[ 2 minutes to read ]Seldom does any book stand as a definitive and exhaustive treatment of its subject. Looking for such a book is often a futile effort. Typically, the value of a book will lie in the way it fits into the gaps and contributes to a larger subject. That is why I think this book is so worthy of attention. It is certainly not an exhaustive treatment on preaching, nor a technical how-to in preparing and delivering sermons. It is a good practical discussion on preaching.
This book is particularly helpful in the realm of preaching application. Most preaching seems to be one of two extremes on application. Some preaching tries to be all application all the time and fails to preach the contextual meaning of passage. This results in very man-centered preaching, consoling and cementing people’s natural tendency to think the Bible is primarily about them. Sitting under that sort of preaching over time will not mature a person in the faith, nor it will it increase their knowledge of God through what his word actually reveals about him.
The second extreme is either a sort of spiritual meditation out loud in front of people, or a mere doctrinal lecture that remains abstract and ultimately disconnected from real life. Even when true things are said with this method, it fails as any actual preaching of God’s word. People are not matured in the faith, but are only entertained or intellectually stimulated.

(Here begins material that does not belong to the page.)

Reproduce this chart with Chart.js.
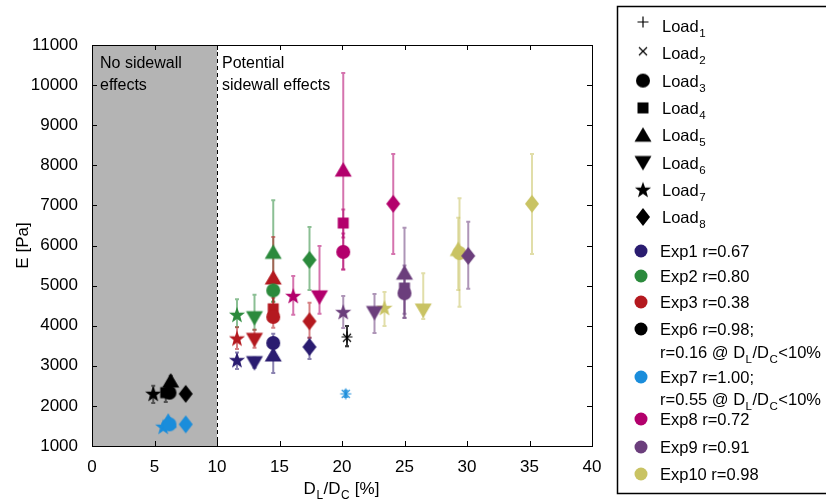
<!DOCTYPE html>
<html>
<head>
<meta charset="utf-8">
<script src="https://cdn.jsdelivr.net/npm/chart.js@4.4.1/dist/chart.umd.min.js"></script>
<style>
  html, body { margin: 0; padding: 0; background: #fff; }
  #wrap { position: relative; width: 826px; height: 501px; }
</style>
</head>
<body>
<div id="wrap"><canvas id="c" width="826" height="501"></canvas></div>
<script>
// Elastic modulus E against loading-diameter ratio D_L/D_C, one series per experiment,
// marker shape = load step. Error bars give the spread of each measurement.

const X_TICKS = [0, 5, 10, 15, 20, 25, 30, 35, 40];
const Y_TICKS = [1000, 2000, 3000, 4000, 5000, 6000, 7000, 8000, 9000, 10000, 11000];
const SHADE_RANGE = [0, 10];          // D_L/D_C < 10 %: no sidewall effects

const LOAD_MARKERS = ['plus', 'cross', 'circle', 'square', 'triUp', 'triDown', 'star', 'diamond'];

const EXP_NAMES = ['Exp1', 'Exp2', 'Exp3', 'Exp6', 'Exp7', 'Exp8', 'Exp9', 'Exp10'];
const EXP_COLORS = ['#2a1c70', '#2b8a3c', '#b4191f', '#000000', '#1a8ddb', '#b3006c', '#6b3e7c', '#c9c363'];

// Exp1
const exp1D    = [11.6, 13.0, 14.5, 14.5, 17.4];
const exp1E    = [3140, 3080, 3570, 3270, 3470];
const exp1Load = [7, 6, 3, 5, 8];
const exp1Lo   = [2920, 2950, 3350, 2820, 3170];
const exp1Hi   = [3330, 3200, 3800, 3600, 3700];
// Exp2
const exp2D    = [11.6, 13.0, 14.5, 14.5, 17.4];
const exp2E    = [4270, 4200, 5830, 4880, 5640];
const exp2Load = [7, 6, 5, 3, 8];
const exp2Lo   = [3970, 3900, 4600, 4600, 4890];
const exp2Hi   = [4660, 4770, 7130, 5200, 6460];
// Exp3
const exp3D    = [11.6, 13.0, 14.5, 14.5, 14.5, 17.4];
const exp3E    = [3680, 3660, 5190, 4420, 4220, 4110];
const exp3Load = [7, 6, 5, 4, 3, 8];
const exp3Lo   = [3420, 3450, 4300, 4150, 3950, 3700];
const exp3Hi   = [3960, 3900, 6210, 4700, 4500, 4570];
// Exp6
const exp6D    = [4.9, 5.9, 6.2, 6.3, 7.5, 20.4, 20.4];
const exp6E    = [2300, 2330, 2330, 2620, 2300, 3720, 3700];
const exp6Load = [7, 4, 3, 5, 8, 1, 2];
const exp6Lo   = [2070, 2100, 2200, 2500, 2200, 3490, 3490];
const exp6Hi   = [2500, 2450, 2450, 2750, 2400, 3990, 3990];
// Exp7
const exp7D    = [5.7, 6.1, 6.2, 7.5, 20.3, 20.3];
const exp7E    = [1480, 1620, 1540, 1540, 2300, 2300];
const exp7Load = [7, 5, 3, 8, 1, 2];
const exp7Lo   = [1420, 1550, 1480, 1480, 2220, 2220];
const exp7Hi   = [1560, 1700, 1600, 1600, 2380, 2380];
// Exp8
const exp8D    = [16.1, 18.2, 20.1, 20.1, 20.1, 24.1];
const exp8E    = [4740, 4720, 7880, 6560, 5840, 7040];
const exp8Load = [7, 6, 5, 4, 3, 8];
const exp8Lo   = [4270, 4300, 5400, 6200, 5400, 5790];
const exp8Hi   = [5240, 5990, 10300, 6900, 6300, 8280];
// Exp9
const exp9D    = [20.1, 22.6, 25.0, 25.0, 25.0, 30.1];
const exp9E    = [4340, 4330, 5310, 4940, 4810, 5740];
const exp9Load = [7, 6, 5, 4, 3, 8];
const exp9Lo   = [3940, 3820, 4200, 4300, 4190, 4920];
const exp9Hi   = [4740, 4790, 6440, 5500, 5400, 6590];
// Exp10
const exp10D    = [23.4, 26.5, 29.3, 29.4, 35.2];
const exp10E    = [4440, 4390, 5900, 5810, 7040];
const exp10Load = [7, 6, 5, 3, 8];
const exp10Lo   = [3990, 4170, 4890, 4470, 5790];
const exp10Hi   = [4840, 5310, 6690, 7180, 8280];

const SERIES = [
  [exp1D, exp1E, exp1Load, exp1Lo, exp1Hi],
  [exp2D, exp2E, exp2Load, exp2Lo, exp2Hi],
  [exp3D, exp3E, exp3Load, exp3Lo, exp3Hi],
  [exp6D, exp6E, exp6Load, exp6Lo, exp6Hi],
  [exp7D, exp7E, exp7Load, exp7Lo, exp7Hi],
  [exp8D, exp8E, exp8Load, exp8Lo, exp8Hi],
  [exp9D, exp9E, exp9Load, exp9Lo, exp9Hi],
  [exp10D, exp10E, exp10Load, exp10Lo, exp10Hi]
];

// legend rows
const LOAD_LABELS = ['1', '2', '3', '4', '5', '6', '7', '8'];
const EXP_LABELS = [
  ['Exp1 r=0.67'],
  ['Exp2 r=0.80'],
  ['Exp3 r=0.38'],
  ['Exp6 r=0.98;', 'r=0.16 @ D_L/D_C<10%'],
  ['Exp7 r=1.00;', 'r=0.55 @ D_L/D_C<10%'],
  ['Exp8 r=0.72'],
  ['Exp9 r=0.91'],
  ['Exp10 r=0.98']
];

const FONT = '"Liberation Sans", Arial, Helvetica, sans-serif';

function hexA(hex, a) {
  const n = parseInt(hex.slice(1), 16);
  return `rgba(${(n >> 16) & 255},${(n >> 8) & 255},${n & 255},${a})`;
}

// filled/stroked marker glyphs drawn onto small canvases, used as Chart.js point styles
function markerPath(ctx, shape, c) {
  ctx.beginPath();
  if (shape === 'circle') {
    ctx.arc(c, c, 7, 0, Math.PI * 2);
  } else if (shape === 'square') {
    ctx.rect(c - 5.5, c - 5.5, 11, 11);
  } else if (shape === 'triUp') {
    ctx.moveTo(c, c - 8); ctx.lineTo(c + 8.5, c + 6.5); ctx.lineTo(c - 8.5, c + 6.5); ctx.closePath();
  } else if (shape === 'triDown') {
    ctx.moveTo(c, c + 8); ctx.lineTo(c + 8.5, c - 6.5); ctx.lineTo(c - 8.5, c - 6.5); ctx.closePath();
  } else if (shape === 'diamond') {
    ctx.moveTo(c, c - 9); ctx.lineTo(c + 7, c); ctx.lineTo(c, c + 9); ctx.lineTo(c - 7, c); ctx.closePath();
  } else if (shape === 'star') {
    const R = 8.5, r = 3.5;
    for (let i = 0; i < 10; i++) {
      const rad = i % 2 ? r : R;
      const ang = -Math.PI / 2 + i * Math.PI / 5;
      const px = c + rad * Math.cos(ang), py = c + 0.5 + rad * Math.sin(ang);
      if (i === 0) ctx.moveTo(px, py); else ctx.lineTo(px, py);
    }
    ctx.closePath();
  }
}

function makeMarker(shape, color) {
  const S = 24, c = S / 2;
  const cv = document.createElement('canvas');
  cv.width = S; cv.height = S;
  const ctx = cv.getContext('2d');
  ctx.fillStyle = color; ctx.strokeStyle = color;
  if (shape === 'plus') {
    ctx.lineWidth = 1.2;
    ctx.beginPath(); ctx.moveTo(c - 5.5, c); ctx.lineTo(c + 5.5, c); ctx.moveTo(c, c - 5.5); ctx.lineTo(c, c + 5.5); ctx.stroke();
  } else if (shape === 'cross') {
    ctx.lineWidth = 1.2;
    ctx.beginPath(); ctx.moveTo(c - 4, c - 4); ctx.lineTo(c + 4, c + 4); ctx.moveTo(c + 4, c - 4); ctx.lineTo(c - 4, c + 4); ctx.stroke();
  } else {
    markerPath(ctx, shape, c);
    ctx.fill();
  }
  return cv;
}

const markerCache = {};
function marker(shape, color) {
  const k = shape + color;
  if (!markerCache[k]) markerCache[k] = makeMarker(shape, color);
  return markerCache[k];
}

const datasets = SERIES.map(([d, e, load, lo, hi], i) => ({
  label: EXP_NAMES[i],
  data: d.map((v, j) => ({ x: v, y: e[j] })),
  showLine: false,
  pointStyle: load.map(l => marker(LOAD_MARKERS[l - 1], EXP_COLORS[i])),
  pointRadius: 7,
  pointHoverRadius: 7,
  errLo: lo,
  errHi: hi,
  color: EXP_COLORS[i]
}));

// text with "_X" segments rendered as subscripts
function drawRich(ctx, text, x, y, size) {
  const parts = text.split(/(_[A-Z0-9])/);
  let cx = x;
  for (const p of parts) {
    if (!p) continue;
    if (p[0] === '_') {
      ctx.font = `${size * 0.7}px ${FONT}`;
      ctx.fillText(p[1], cx + 0.5, y + 5);
      cx += ctx.measureText(p[1]).width + 1;
    } else {
      ctx.font = `${size}px ${FONT}`;
      ctx.fillText(p, cx, y);
      cx += ctx.measureText(p).width;
    }
  }
  return cx - x;
}
function richWidth(ctx, text, size) {
  const parts = text.split(/(_[A-Z0-9])/);
  let w = 0;
  for (const p of parts) {
    if (!p) continue;
    if (p[0] === '_') { ctx.font = `${size * 0.7}px ${FONT}`; w += ctx.measureText(p[1]).width + 1.5; }
    else { ctx.font = `${size}px ${FONT}`; w += ctx.measureText(p).width; }
  }
  return w;
}

const figurePlugin = {
  id: 'figure',
  beforeDatasetsDraw(chart) {
    const { ctx, chartArea: a, scales: { x, y } } = chart;
    ctx.save();
    // shaded region and its dashed border
    const x0 = x.getPixelForValue(SHADE_RANGE[0]);
    const x1 = x.getPixelForValue(SHADE_RANGE[1]);
    ctx.fillStyle = '#b4b4b4';
    ctx.fillRect(x0, a.top, x1 - x0, a.bottom - a.top);
    ctx.strokeStyle = '#000';
    ctx.lineWidth = 1;
    ctx.setLineDash([4, 3]);
    ctx.beginPath();
    ctx.moveTo(Math.round(x1) + 0.5, a.top);
    ctx.lineTo(Math.round(x1) + 0.5, a.bottom);
    ctx.stroke();
    ctx.setLineDash([]);

    // region captions
    ctx.fillStyle = '#000';
    ctx.font = `16px ${FONT}`;
    ctx.textBaseline = 'alphabetic';
    ctx.textAlign = 'left';
    ctx.fillText('No sidewall', x0 + 8, a.top + 23);
    ctx.fillText('effects', x0 + 8, a.top + 45);
    ctx.fillText('Potential', x1 + 5, a.top + 23);
    ctx.fillText('sidewall effects', x1 + 5, a.top + 45);

    // error bars
    chart.data.datasets.forEach(ds => {
      ctx.strokeStyle = hexA(ds.color, 0.55);
      ctx.lineWidth = 2;
      ds.data.forEach((p, j) => {
        const px = x.getPixelForValue(p.x);
        const yl = y.getPixelForValue(ds.errLo[j]);
        const yh = y.getPixelForValue(ds.errHi[j]);
        ctx.beginPath();
        ctx.moveTo(px, yl); ctx.lineTo(px, yh);
        ctx.moveTo(px - 2, yl); ctx.lineTo(px + 2, yl);
        ctx.moveTo(px - 2, yh); ctx.lineTo(px + 2, yh);
        ctx.stroke();
      });
    });
    ctx.restore();
  },
  afterDatasetsDraw(chart) {
    const { ctx, chartArea: a, scales: { x, y } } = chart;
    ctx.save();
    // axes box with inward ticks on all four sides
    ctx.strokeStyle = '#000';
    ctx.lineWidth = 1;
    ctx.strokeRect(a.left + 0.5, a.top + 0.5, a.right - a.left, a.bottom - a.top);
    ctx.beginPath();
    X_TICKS.forEach(v => {
      const px = Math.round(x.getPixelForValue(v)) + 0.5;
      ctx.moveTo(px, a.bottom); ctx.lineTo(px, a.bottom - 5);
      ctx.moveTo(px, a.top); ctx.lineTo(px, a.top + 5);
    });
    Y_TICKS.forEach(v => {
      const py = Math.round(y.getPixelForValue(v)) + 0.5;
      ctx.moveTo(a.left, py); ctx.lineTo(a.left + 5, py);
      ctx.moveTo(a.right, py); ctx.lineTo(a.right - 5, py);
    });
    ctx.stroke();

    // axis titles
    ctx.fillStyle = '#000';
    ctx.textBaseline = 'alphabetic';
    const xt = 'D_L/D_C [%]';
    const w = richWidth(ctx, xt, 17);
    drawRich(ctx, xt, (a.left + a.right) / 2 - w / 2, 494, 17);
    ctx.save();
    ctx.translate(28, (a.top + a.bottom) / 2);
    ctx.rotate(-Math.PI / 2);
    ctx.font = `17px ${FONT}`;
    ctx.textAlign = 'center';
    ctx.fillText('E [Pa]', 0, 0);
    ctx.restore();

    // legend box
    const lx = 617, ly = 6;
    ctx.lineWidth = 1.5;
    ctx.strokeRect(lx + 0.5, ly + 0.5, 240, 487);
    ctx.textAlign = 'left';
    const loadBase = [32, 59.3, 86.6, 113.9, 141.2, 168.5, 195.8, 223];
    LOAD_LABELS.forEach((s, i) => {
      const m = marker(LOAD_MARKERS[i], '#000');
      const by = loadBase[i];
      const my = i === 0 ? by - 10 : (i === 1 ? by - 8 : by - 6);
      ctx.drawImage(m, 643 - m.width / 2, my - m.height / 2);
      drawRich(ctx, 'Load_' + s, 662, by, 16.5);
    });
    const expBase = [[257], [282], [308], [335, 358], [383, 405], [425], [453], [480]];
    EXP_LABELS.forEach((lines, i) => {
      ctx.fillStyle = EXP_COLORS[i];
      ctx.beginPath();
      ctx.arc(641, expBase[i][0] - 6, 6.5, 0, Math.PI * 2);
      ctx.fill();
      ctx.fillStyle = '#000';
      lines.forEach((t, k) => drawRich(ctx, t, 660, expBase[i][k], 16.5));
    });
    ctx.restore();
  }
};

Chart.defaults.font.family = FONT;
Chart.defaults.color = '#000';

new Chart(document.getElementById('c'), {
  type: 'scatter',
  data: { datasets },
  options: {
    responsive: false,
    animation: false,
    events: [],
    layout: { padding: { left: 0, top: 45, right: 234, bottom: 0 } },
    plugins: { legend: { display: false }, tooltip: { enabled: false } },
    scales: {
      x: {
        type: 'linear', min: 0, max: 40,
        afterBuildTicks: s => { s.ticks = X_TICKS.map(v => ({ value: v })); },
        afterFit: s => { s.height = 55; },
        grid: { display: false },
        border: { display: false },
        ticks: { font: { size: 17 }, padding: 3, maxRotation: 0, autoSkip: false, callback: v => String(v) }
      },
      y: {
        type: 'linear', min: 1000, max: 11000,
        afterBuildTicks: s => { s.ticks = Y_TICKS.map(v => ({ value: v })); },
        afterFit: s => { s.width = 92; },
        grid: { display: false },
        border: { display: false },
        ticks: { font: { size: 17 }, padding: 6, autoSkip: false, callback: v => String(v) }
      }
    }
  },
  plugins: [figurePlugin]
});
</script>
</body>
</html>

When a preacher gets up to preach, he has two things primarily in front of him–the Bible and people. His job is to explain what the Bible says and means and then apply that to the actual lives of the actual people in front of him. This kind of preaching is founded first on an accurate explanation of the biblical passage and then a processing of its meaning to the real flesh and blood people in the seats. The preacher must first know what the passage means in its original context and then must work through what it means to unbelievers present, new believers present, mature believers present, the local church membership present, men present, women present, etc.
How many times have pastors been frustrated by poor attendance only to get up and preach against miss church and the poor attenders, true to form, are not there? Preachers have to think about who will be there and take care to preach to them. I could say more, but I highly recommend this book. Every preacher ought to read it, and he ought to start right away.